日本の自然環境は大部分が人里環境です。田園への人手のかかり方と美しさは、鎖国が解けて明治時代に日本を訪れた英国人が称賛したほどです。しかし、この人手をかけた美しさも失われてきています。樹林の下刈りや間伐の手間賃(維持管理の費用)が堆肥、柴、薪、炭などの収入でまかなえていたのですが、石炭、石油などの利用のおかげで収入が無くなったからです。さらに、この地域では農林業が不振、過疎で人手が不足するなどの問題があります。
水没する人里環境を作り直すといっても、それを持続して維持していける仕組みが欠かせません。環境の維持のためにも地域の生産(農林業)、振興(収入の確保)、活性化(人手の確保)が必要です。これらは地域の豊かさをめざすだけではなく、環境を守り、育てるにも重要だと理解してください。
2) 関わり方で変わる「環境」
講義の前に、「きれいな水、川、流れ」、「きたない水、川、流れ」の例やイメージを書いておいてもらいました。川の汚れでゴミがあるというのがあります。藻や水草が汚いというのもあります。

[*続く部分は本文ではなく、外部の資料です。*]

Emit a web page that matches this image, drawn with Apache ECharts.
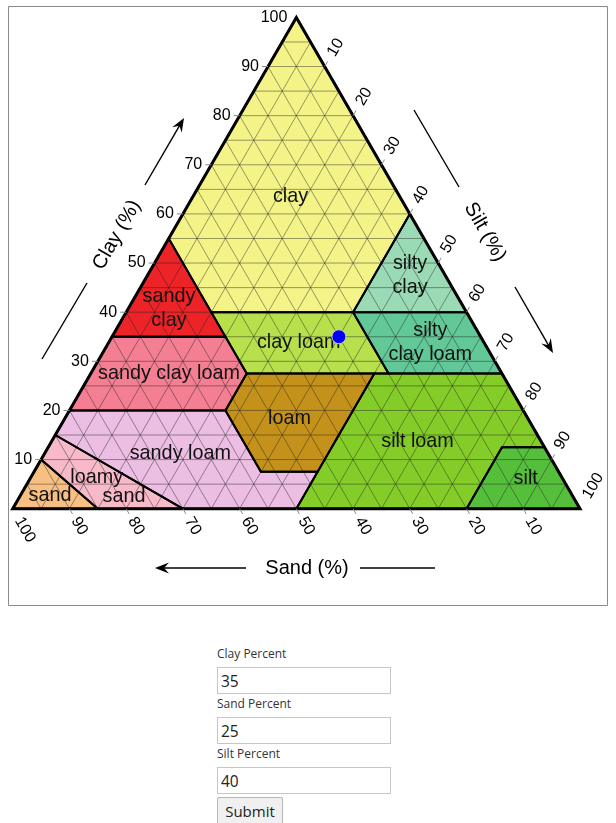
<!DOCTYPE html>
<html>
<head>
<meta charset="utf-8">
<script src="https://cdn.jsdelivr.net/npm/echarts@6/dist/echarts.min.js"></script>
<style>
html,body{margin:0;padding:0;background:#fff;}
#chart{position:absolute;left:0;top:0;width:616px;height:612px;}
.lbl{position:absolute;left:217px;font-family:"Open Sans",sans-serif;font-size:12px;line-height:16px;color:#333;}
.inp{position:absolute;left:217px;width:174px;height:27px;box-sizing:border-box;border:1px solid #c6c6c6;margin:0;padding:0 0 0 3px;font-family:"Open Sans",sans-serif;font-size:15.5px;color:#222;background:#fff;}
.btn{position:absolute;left:217px;top:797px;width:66px;height:28px;box-sizing:border-box;border:1px solid #b5b5b5;border-radius:2px;background:#f0f0f0;font-family:"Open Sans",sans-serif;font-size:15px;color:#222;padding:0;margin:0;}
</style>
</head>
<body>
<div id="chart"></div>
<div class="lbl" style="top:646px;">Clay Percent</div>
<input class="inp" style="top:667px;" value="35">
<div class="lbl" style="top:696px;">Sand Percent</div>
<input class="inp" style="top:717px;" value="25">
<div class="lbl" style="top:746px;">Silt Percent</div>
<input class="inp" style="top:767px;" value="40">
<button class="btn">Submit</button>
<script>
// ---- data (vertices as [clay, sand, silt] percentages) ----
const clayPoly          = [[100,0,0],[55,45,0],[40,45,15],[40,20,40],[60,0,40]];
const sandyClayPoly     = [[55,45,0],[35,65,0],[35,45,20]];
const siltyClayPoly     = [[60,0,40],[40,20,40],[40,0,60]];
const clayLoamPoly      = [[40,45,15],[40,20,40],[27.5,20,52.5],[27.5,45,27.5],[35,45,20]];
const siltyClayLoamPoly = [[40,20,40],[40,0,60],[27.5,0,72.5],[27.5,20,52.5]];
const sandyClayLoamPoly = [[35,65,0],[35,45,20],[27.5,45,27.5],[20,52.5,27.5],[20,80,0]];
const loamPoly          = [[27.5,45,27.5],[27.5,22.5,50],[7.5,42.5,50],[7.5,52.5,40],[20,52.5,27.5]];
const siltLoamPoly      = [[27.5,22.5,50],[27.5,0,72.5],[12.5,0,87.5],[12.5,7.5,80],[0,20,80],[0,50,50],[7.5,42.5,50]];
const siltPoly          = [[12.5,7.5,80],[12.5,0,87.5],[0,0,100],[0,20,80]];
const sandyLoamPoly     = [[20,80,0],[20,52.5,27.5],[7.5,52.5,40],[7.5,42.5,50],[0,50,50],[0,70,30],[15,85,0]];
const loamySandPoly     = [[15,85,0],[0,70,30],[0,85,15],[10,90,0]];
const sandPoly          = [[10,90,0],[0,85,15],[0,100,0]];

const regionPolys  = [clayPoly, sandyClayPoly, siltyClayPoly, clayLoamPoly, siltyClayLoamPoly, sandyClayLoamPoly, loamPoly, siltLoamPoly, siltPoly, sandyLoamPoly, loamySandPoly, sandPoly];
const regionColors = ['#f3f388','#ec2428','#9adbb6','#b7e04c','#63c898','#f47f93','#c4921b','#84cd29','#55bf3b','#ecbee3','#f8b9c9','#f8bf83'];

const labelText = ['clay','sandy\nclay','silty\nclay','clay loam','silty\nclay loam','sandy clay loam','loam','silt loam','silt','sandy loam','loamy','sand','sand'];
const labelClay = [63.44, 40.79, 47.47, 33.83, 33.83, 27.42, 18.26, 13.68, 6.05, 11.13, 6.25, 2.48, 2.58];
const labelSilt = [17.25, 7.15, 46.3, 33.5, 56.7, 13.84, 39.66, 64.52, 87.4, 23.98, 11.68, 18.38, 5.29];

const gridSteps  = [5,10,15,20,25,30,35,40,45,50,55,60,65,70,75,80,85,90,95];
const tickValues = [10,20,30,40,50,60,70,80,90,100];
const tickLabels = ['10','20','30','40','50','60','70','80','90','100'];

const sampleClay = [35];
const sampleSand = [25];
const sampleSilt = [40];

// ---- helpers ----
function tern(clay, silt) { return [silt + clay / 2, clay]; }
const FONT = '"Liberation Sans", Arial, sans-serif';
const S3 = Math.sqrt(3) / 2;

function arrowHead(tx, ty, dx, dy) {
  const L = 14, w = 5.5, n = 9;
  const px = -dy, py = dx;
  return [[tx, ty], [tx - L*dx + w*px, ty - L*dy + w*py], [tx - n*dx, ty - n*dy], [tx - L*dx - w*px, ty - L*dy - w*py]];
}
function arrow(x1, y1, tx, ty) {
  const len = Math.hypot(tx - x1, ty - y1);
  const dx = (tx - x1) / len, dy = (ty - y1) / len;
  return [
    {type:'line', silent:true, shape:{x1:x1, y1:y1, x2:tx - 8*dx, y2:ty - 8*dy}, style:{stroke:'#000', lineWidth:1.4}},
    {type:'polygon', silent:true, shape:{points:arrowHead(tx, ty, dx, dy)}, style:{fill:'#000'}}
  ];
}
function plainLine(x1, y1, x2, y2) {
  return {type:'line', silent:true, shape:{x1:x1, y1:y1, x2:x2, y2:y2}, style:{stroke:'#000', lineWidth:1.4}};
}

const chart = echarts.init(document.getElementById('chart'));

const option = {
  animation: false,
  grid: {left: 12.7, top: 17.4, width: 567.3, height: 491.3},
  xAxis: {type:'value', min:0, max:100, show:false},
  yAxis: {type:'value', min:0, max:100, show:false},
  graphic: [
    {type:'rect', silent:true, shape:{x:8.5, y:6.5, width:599, height:599}, style:{fill:'none', stroke:'#8a8a8a', lineWidth:1}},
    {type:'text', silent:true, x:117, y:235, rotation:Math.PI/3,
      style:{text:'Clay (%)', font:'20px ' + FONT, fill:'#000', align:'center', verticalAlign:'middle', textAlign:'center', textVerticalAlign:'middle'}},
    {type:'text', silent:true, x:485, y:232, rotation:-Math.PI/3,
      style:{text:'Silt (%)', font:'20px ' + FONT, fill:'#000', align:'center', verticalAlign:'middle', textAlign:'center', textVerticalAlign:'middle'}},
    {type:'text', silent:true, x:307, y:568,
      style:{text:'Sand (%)', font:'20px ' + FONT, fill:'#000', align:'center', verticalAlign:'middle', textAlign:'center', textVerticalAlign:'middle'}},
    ...arrow(145, 185, 184, 118),
    plainLine(42, 359, 87, 283),
    plainLine(414, 110, 459, 187),
    ...arrow(515, 287, 553, 353),
    ...arrow(246, 568, 155, 568),
    plainLine(360, 568, 435, 568)
  ],
  series: [
    { // region fills
      type:'custom', coordinateSystem:'cartesian2d', silent:true, z:1,
      data: regionPolys.map((p, i) => [i, 0]),
      renderItem: function (params, api) {
        const i = params.dataIndex;
        const pts = regionPolys[i].map(v => api.coord(tern(v[0], v[2])));
        return {type:'polygon', shape:{points:pts}, style:{fill:regionColors[i], stroke:null}};
      }
    },
    { // grid lines
      type:'custom', coordinateSystem:'cartesian2d', silent:true, z:2,
      data: gridSteps.map(k => [k, 0]),
      renderItem: function (params, api) {
        const k = gridSteps[params.dataIndex];
        const st = {stroke:'rgba(30,30,30,0.55)', lineWidth:0.8};
        const seg = (a, b) => ({type:'line', shape:{x1:a[0], y1:a[1], x2:b[0], y2:b[1]}, style:st});
        return {type:'group', children:[
          seg(api.coord(tern(k, 0)), api.coord(tern(k, 100 - k))),
          seg(api.coord(tern(0, 100 - k)), api.coord(tern(100 - k, 0))),
          seg(api.coord(tern(0, k)), api.coord(tern(100 - k, k)))
        ]};
      }
    },
    { // region outlines
      type:'custom', coordinateSystem:'cartesian2d', silent:true, z:3,
      data: regionPolys.map((p, i) => [i, 0]),
      renderItem: function (params, api) {
        const i = params.dataIndex;
        const pts = regionPolys[i].map(v => api.coord(tern(v[0], v[2])));
        return {type:'polygon', shape:{points:pts}, style:{fill:null, stroke:'#000', lineWidth:2}};
      }
    },
    { // outer triangle
      type:'custom', coordinateSystem:'cartesian2d', silent:true, z:4,
      data: [[0, 0]],
      renderItem: function (params, api) {
        const pts = [api.coord(tern(100, 0)), api.coord(tern(0, 0)), api.coord(tern(0, 100))];
        return {type:'polygon', shape:{points:pts}, style:{fill:null, stroke:'#000', lineWidth:3, lineJoin:'miter'}};
      }
    },
    { // ticks and tick labels
      type:'custom', coordinateSystem:'cartesian2d', silent:true, z:5,
      data: tickValues.map(v => [v, 0]),
      renderItem: function (params, api) {
        const v = tickValues[params.dataIndex];
        const t = tickLabels[params.dataIndex];
        const tickSt = {stroke:'#888', lineWidth:1};
        const font = '16px ' + FONT;
        const children = [];
        const pc = api.coord(tern(v, 0));           // clay on left edge
        const ps = api.coord(tern(0, 100 - v));     // sand on bottom edge
        const pt = api.coord(tern(100 - v, v));     // silt on right edge
        if (v < 100) {
          children.push({type:'line', shape:{x1:pc[0] - 6, y1:pc[1], x2:pc[0], y2:pc[1]}, style:tickSt});
          children.push({type:'line', shape:{x1:ps[0], y1:ps[1], x2:ps[0] + 6*0.5, y2:ps[1] + 6*S3}, style:tickSt});
          children.push({type:'line', shape:{x1:pt[0], y1:pt[1], x2:pt[0] + 6*0.5, y2:pt[1] - 6*S3}, style:tickSt});
        }
        children.push({type:'text', x:pc[0] - 9, y:pc[1],
          style:{text:t, font:font, fill:'#000', align:'right', verticalAlign:'middle', textAlign:'right', textVerticalAlign:'middle'}});
        children.push({type:'text', x:ps[0] + 11*0.5, y:ps[1] + 11*S3, rotation:-Math.PI/3,
          style:{text:t, font:font, fill:'#000', align:'left', verticalAlign:'middle', textAlign:'left', textVerticalAlign:'middle'}});
        children.push({type:'text', x:pt[0] + 13*0.5, y:pt[1] - 13*S3, rotation:Math.PI/3,
          style:{text:t, font:font, fill:'#000', align:'left', verticalAlign:'middle', textAlign:'left', textVerticalAlign:'middle'}});
        return {type:'group', children:children};
      }
    },
    { // region labels
      type:'custom', coordinateSystem:'cartesian2d', silent:true, z:6,
      data: labelText.map((s, i) => [i, 0]),
      renderItem: function (params, api) {
        const i = params.dataIndex;
        const p = api.coord(tern(labelClay[i], labelSilt[i]));
        return {type:'text', x:p[0], y:p[1],
          style:{text:labelText[i], font:'19.8px ' + FONT, lineHeight:24.5, fill:'#111',
            align:'center', verticalAlign:'middle', textAlign:'center', textVerticalAlign:'middle'}};
      }
    },
    { // sample point
      type:'scatter', z:7, silent:true,
      symbol:'circle', symbolSize:14,
      itemStyle:{color:'#0000ff', borderColor:'#cfcfcf', borderWidth:1, opacity:1},
      data: sampleClay.map((c, i) => tern(c, sampleSilt[i]).concat([sampleSand[i]]))
    }
  ]
};
chart.setOption(option);
</script>
</body>
</html>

しかし、中国では水草は農業用肥料、家畜飼料、魚類養殖に使われる資源で、汚染とはみなされません。なにかのモノがはじめからゴミということはありません。
「捨てればゴミ、生かせば資源」というように、その人の生活の意識、仕方でゴミが生まれます。このように、地域の環境をそこに住む人の立場から考え、住む人が良いと決めた環境を守り、育てる考え方のことを「生活環境主義」と言っています。これに対して、自然破壊をやめ、自然を保護して、自然の浄化作用を保つ環境を守る「自然環境主義」という考えもあります。ここで守るとされる自然は「奥深い森林」、「水辺のヨシ」、「湿地帯」などの場所で、ホタル、タガメなど特定の生物が生き残れるかどうかを重視します。もう1つ「近代技術主義」という考え方もあります。技術の発展で環境問題を
解決できるという考えです。排ガス浄化や工場排水浄化での技術発展はたしかに成果をあげてきました。
環境を考えるとき、「Think Globally, Act Locally」と言われます。「地球規模で考えて、身近な地域で行動する」ということです。
身近な地域で行動するときに大切なことは、人々の日常的な何げない認識や行動に意味を読み取り、環境問題に対処する方向を見い出すことです。これは水没で移転した人々の生活再建にも重要です。住民も意識しにくかったり、行動しにくかった日常的な春植物とのつきあいを水没させずに持ってきたことが春植物移植の意義といえます。
明日から地域の人々とつきあい、日常の何げない認識や行動をアーティスト特有の鋭い感性と表現力でつかみとり、環境づくりに役立てて下さい。